Alibaba Cloud, the digital technology and intelligence backbone of Alibaba Group, has open sourced two new AI models, Qwen-VL and Qwen-VL-Chat.
The models are large vision language models (LVLMs) that can comprehend images, texts, and bounding boxes in prompts and facilitate multi-round question answering in both English and Chinese.
Qwen-VL is the multimodal version of Qwen-7B, Alibaba Cloud's 7-billion-parameter model of its large language model Tongyi Qianwen (also available on ModelScope as open source).
Capable of understanding both image inputs and text prompts in English and Chinese, Qwen-VL can perform various tasks, such as responding to open-ended queries related to different images and generating image captions.
Qwen-VL-Chat caters to more complex interactions, such as comparing multiple image inputs and engaging in multi-round question answering.
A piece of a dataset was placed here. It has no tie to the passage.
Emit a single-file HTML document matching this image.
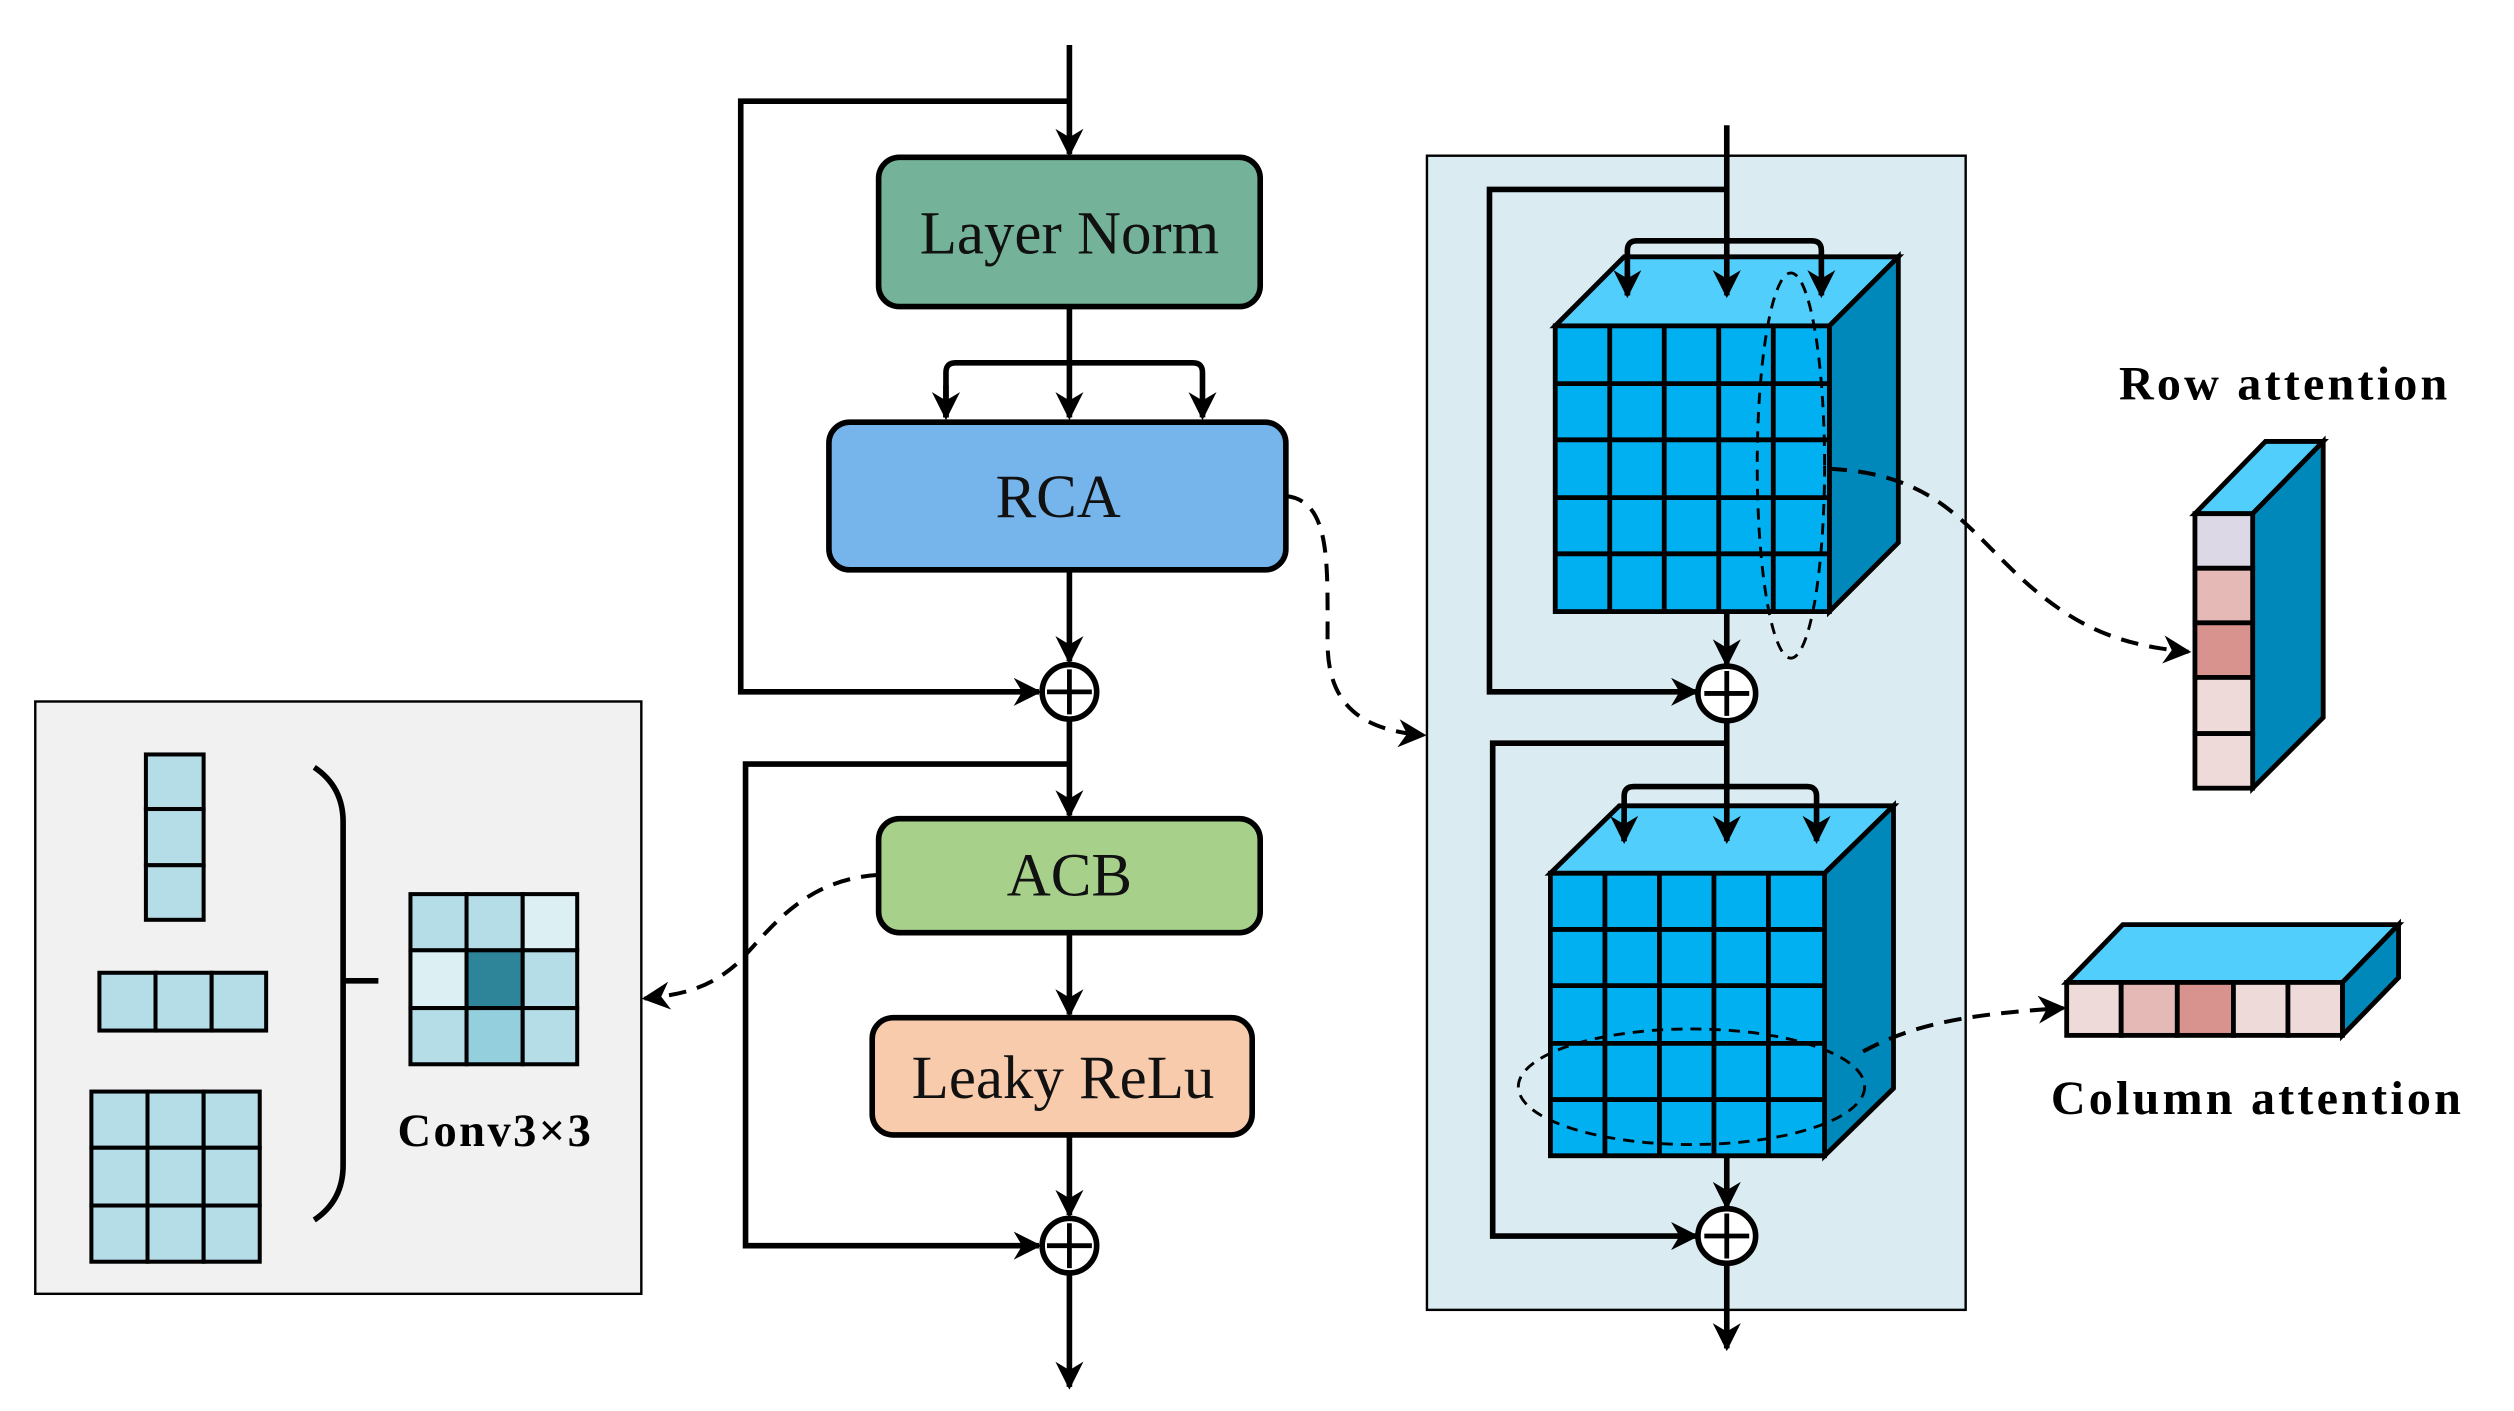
<!DOCTYPE html>
<html><head><meta charset="utf-8"><style>html,body{margin:0;padding:0;background:#fff}svg{display:block}text{font-family:"Liberation Serif",serif}</style></head><body>
<svg width="2514" height="1411" viewBox="0 0 1568 879" preserveAspectRatio="none" xmlns="http://www.w3.org/2000/svg">
<defs>
<marker id="a" viewBox="0 0 10 10" refX="9" refY="5" markerWidth="5" markerHeight="5" orient="auto" markerUnits="strokeWidth"><path d="M0,0 L10,5 L0,10 L3,5z" fill="#000"/></marker>
<marker id="b" viewBox="0 0 10 10" refX="9" refY="5" markerWidth="7" markerHeight="7" orient="auto" markerUnits="strokeWidth"><path d="M0,0 L10,5 L0,10 L3,5z" fill="#000"/></marker>
</defs>
<g stroke="#000" stroke-width="3.5" fill="none">
<line x1="667" y1="28" x2="667" y2="96" marker-end="url(#a)"/>
<polyline points="667,63 462,63 462,431 648,431" marker-end="url(#a)"/>
<line x1="667" y1="191" x2="667" y2="260" marker-end="url(#a)"/>
<path d="M590,260 V232 Q590,226 596,226 H744 Q750,226 750,232 V260" marker-end="url(#a)"/>
<path d="M590,240 V260" marker-end="url(#a)"/>
<line x1="667" y1="355" x2="667" y2="412" marker-end="url(#a)"/>
<line x1="667" y1="448" x2="667" y2="508" marker-end="url(#a)"/>
<polyline points="667,476 465,476 465,776 648,776" marker-end="url(#a)"/>
<line x1="667" y1="581" x2="667" y2="632" marker-end="url(#a)"/>
<line x1="667" y1="707" x2="667" y2="757" marker-end="url(#a)"/>
<line x1="667" y1="793" x2="667" y2="864" marker-end="url(#a)"/>
</g>
<g stroke="#000" stroke-width="3.5">
<rect x="548" y="98" width="238" height="93" rx="13" fill="#74b39a"/>
<rect x="517" y="263" width="285" height="92" rx="13" fill="#75b5ec"/>
<rect x="548" y="510" width="238" height="71" rx="13" fill="#a7d18b"/>
<rect x="544" y="634" width="237" height="73" rx="13" fill="#f7cbac"/>
<circle cx="667" cy="431" r="17" fill="#fff"/>
<circle cx="667" cy="776" r="17" fill="#fff"/>
</g>
<g stroke="#000" stroke-width="3"><line x1="653" y1="431" x2="681" y2="431"/><line x1="667" y1="417" x2="667" y2="445"/><line x1="653" y1="776" x2="681" y2="776"/><line x1="667" y1="762" x2="667" y2="790"/></g>
<g font-size="38" text-anchor="middle" fill="#111">
<text x="667" y="158">Layer Norm</text>
<text x="660" y="322">RCA</text>
<text x="667" y="558">ACB</text>
<text x="663" y="684">Leaky ReLu</text>
</g>
<rect x="22" y="437" width="378" height="369" fill="#f1f1f1" stroke="#000" stroke-width="1.5"/>
<g stroke="#000" stroke-width="2.5" fill="#b5dde8">
<rect x="91" y="470" width="36" height="34"/><rect x="91" y="504" width="36" height="35"/><rect x="91" y="539" width="36" height="34"/>
<rect x="62" y="606" width="35" height="36"/><rect x="97" y="606" width="35" height="36"/><rect x="132" y="606" width="34" height="36"/>
<rect x="57" y="680" width="35" height="35"/><rect x="92" y="680" width="35" height="35"/><rect x="127" y="680" width="35" height="35"/>
<rect x="57" y="715" width="35" height="36"/><rect x="92" y="715" width="35" height="36"/><rect x="127" y="715" width="35" height="36"/>
<rect x="57" y="751" width="35" height="35"/><rect x="92" y="751" width="35" height="35"/><rect x="127" y="751" width="35" height="35"/>
<rect x="256" y="557" width="35" height="35"/><rect x="291" y="557" width="35" height="35"/><rect x="326" y="557" width="34" height="35" fill="#dcf0f4"/>
<rect x="256" y="592" width="35" height="36" fill="#dcf0f4"/><rect x="291" y="592" width="35" height="36" fill="#2e8599"/><rect x="326" y="592" width="34" height="36"/>
<rect x="256" y="628" width="35" height="35"/><rect x="291" y="628" width="35" height="35" fill="#94cfdd"/><rect x="326" y="628" width="34" height="35"/>
</g>
<path d="M196,478 Q214,490 214,512 V726 Q214,748 196,760 M214,611 H236" stroke="#000" stroke-width="3.5" fill="none"/>
<text x="309" y="714" font-size="29" font-weight="bold" text-anchor="middle" letter-spacing="1.5">Conv3×3</text>
<path d="M548,545 C500,548 480,580 460,600 C440,618 420,620 402,622" stroke="#000" stroke-width="2.5" fill="none" stroke-dasharray="11,7" marker-end="url(#b)"/>
<path d="M802,309 C830,312 828,350 828,400 C828,440 850,455 888,458" stroke="#000" stroke-width="2.5" fill="none" stroke-dasharray="11,7" marker-end="url(#b)"/>
<rect x="890" y="97" width="336" height="719" fill="#daecf2" stroke="#000" stroke-width="1.5"/>
<g stroke="#000" stroke-width="3.5" fill="none">
<polyline points="1077,118 929,118 929,431 1058,431" marker-end="url(#a)"/>
<polyline points="1077,463 931,463 931,770 1058,770" marker-end="url(#a)"/>
</g>
<g stroke="#000" stroke-width="3">
<polygon points="970,203 1141,203 1184,160 1013,160" fill="#52cefc"/>
<polygon points="1141,203 1184,160 1184,338 1141,381" fill="#0088bb"/>
<rect x="970" y="203" width="171" height="178" fill="#00b0f0"/>
<polygon points="967,544 1138,544 1181,502 1010,502" fill="#52cefc"/>
<polygon points="1138,544 1181,502 1181,678 1138,720" fill="#0088bb"/>
<rect x="967" y="544" width="171" height="176" fill="#00b0f0"/>
</g>
<g stroke="#000" stroke-width="3">
<line x1="1004" y1="203" x2="1004" y2="381"/><line x1="1038" y1="203" x2="1038" y2="381"/><line x1="1072" y1="203" x2="1072" y2="381"/><line x1="1106" y1="203" x2="1106" y2="381"/>
<line x1="970" y1="239" x2="1141" y2="239"/><line x1="970" y1="274" x2="1141" y2="274"/><line x1="970" y1="310" x2="1141" y2="310"/><line x1="970" y1="345" x2="1141" y2="345"/>
<line x1="1001" y1="544" x2="1001" y2="720"/><line x1="1035" y1="544" x2="1035" y2="720"/><line x1="1069" y1="544" x2="1069" y2="720"/><line x1="1103" y1="544" x2="1103" y2="720"/>
<line x1="967" y1="579" x2="1138" y2="579"/><line x1="967" y1="614" x2="1138" y2="614"/><line x1="967" y1="650" x2="1138" y2="650"/><line x1="967" y1="685" x2="1138" y2="685"/>
</g>
<g stroke="#000" stroke-width="3.5" fill="none">
<line x1="1077" y1="78" x2="1077" y2="184" marker-end="url(#a)"/>
<path d="M1015,184 V156 Q1015,150 1021,150 H1130 Q1136,150 1136,156 V184" marker-end="url(#a)"/>
<path d="M1015,170 V184" marker-end="url(#a)"/>
<line x1="1077" y1="381" x2="1077" y2="414" marker-end="url(#a)"/>
<line x1="1077" y1="449" x2="1077" y2="524" marker-end="url(#a)"/>
<path d="M1013,524 V496 Q1013,490 1019,490 H1127 Q1133,490 1133,496 V524" marker-end="url(#a)"/>
<path d="M1013,510 V524" marker-end="url(#a)"/>
<line x1="1077" y1="720" x2="1077" y2="752" marker-end="url(#a)"/>
<line x1="1077" y1="787" x2="1077" y2="840" marker-end="url(#a)"/>
</g>
<g stroke="#000" stroke-width="3.5" fill="#fff">
<ellipse cx="1077" cy="432" rx="18" ry="17"/><ellipse cx="1077" cy="770" rx="18" ry="17"/>
</g>
<g stroke="#000" stroke-width="3"><line x1="1063" y1="432" x2="1091" y2="432"/><line x1="1077" y1="418" x2="1077" y2="446"/><line x1="1063" y1="770" x2="1091" y2="770"/><line x1="1077" y1="756" x2="1077" y2="784"/></g>
<g stroke="#000" stroke-width="1.8" fill="none" stroke-dasharray="7,5">
<ellipse cx="1117" cy="290" rx="21" ry="120"/>
<ellipse cx="1055" cy="677" rx="108" ry="36"/>
</g>
<g stroke="#000" stroke-width="2.5" fill="none" stroke-dasharray="11,7">
<path d="M1141,292 C1200,295 1220,320 1250,350 C1290,390 1320,402 1365,406" marker-end="url(#b)"/>
<path d="M1162,655 C1190,640 1220,632 1287,628" marker-end="url(#b)"/>
</g>
<g stroke="#000" stroke-width="3">
<polygon points="1369,320 1405,320 1449,275 1413,275" fill="#52cefc"/>
<polygon points="1405,320 1449,275 1449,447 1405,491" fill="#0088bb"/>
<rect x="1369" y="320" width="36" height="34" fill="#dcd8e5"/><rect x="1369" y="354" width="36" height="34" fill="#e4b9b6"/><rect x="1369" y="388" width="36" height="34" fill="#d8938f"/><rect x="1369" y="422" width="36" height="35" fill="#eedad9"/><rect x="1369" y="457" width="36" height="34" fill="#eedad9"/>
<polygon points="1289,612 1461,612 1496,576 1324,576" fill="#52cefc"/>
<polygon points="1461,612 1496,576 1496,609 1461,645" fill="#0088bb"/>
<rect x="1289" y="612" width="34" height="33" fill="#eedad9"/><rect x="1323" y="612" width="35" height="33" fill="#e4b9b6"/><rect x="1358" y="612" width="35" height="33" fill="#d8938f"/><rect x="1393" y="612" width="34" height="33" fill="#eedad9"/><rect x="1427" y="612" width="34" height="33" fill="#eedad9"/>
</g>
<g font-size="30" font-weight="bold" text-anchor="middle" letter-spacing="2">
<text x="1425" y="249">Row attention</text>
<text x="1408" y="694">Column attention</text>
</g>
</svg>
</body></html>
Leveraging alignment techniques, this AI assistant exhibits a range of creative capabilities, which include writing poetry and stories based on input images, summarizing the content of multiple pictures, and solving mathematical questions displayed in images.
The introduction of these models, with their ability to extract meaning and information from images, holds the potential to revolutionize the interaction with visual content.
For instance, leveraging their image comprehension and question-answering capabilities, the models could provide information assistance to visually impaired individuals during online shopping in the future.
The Qwen-VL model was pre-trained on image and text datasets.
Compared to other open-source large vision language models that can process and understand images in 224,224 resolution, Qwen-VL can handle image input at a resolution of 448,448, resulting in better image recognition and comprehension.
Based on various benchmarks, Qwen-VL recorded outstanding performances on several visual language tasks, including zero-shot captioning, general visual question answering, text-oriented visual question answering, and object detection.
Qwen-VL-Chat has also achieved leading results in both Chinese and English for text-image dialogue and alignment levels with humans, according to the benchmark test of Alibaba Cloud. This test involved over 300 images, 800 questions, and 27 categories.
The two models have been made available to the open-source community via Alibaba's AI model community ModelScope and the collaborative AI platform Hugging Face. For commercial uses, companies with over 100 million monthly active users can request a license from Alibaba Cloud.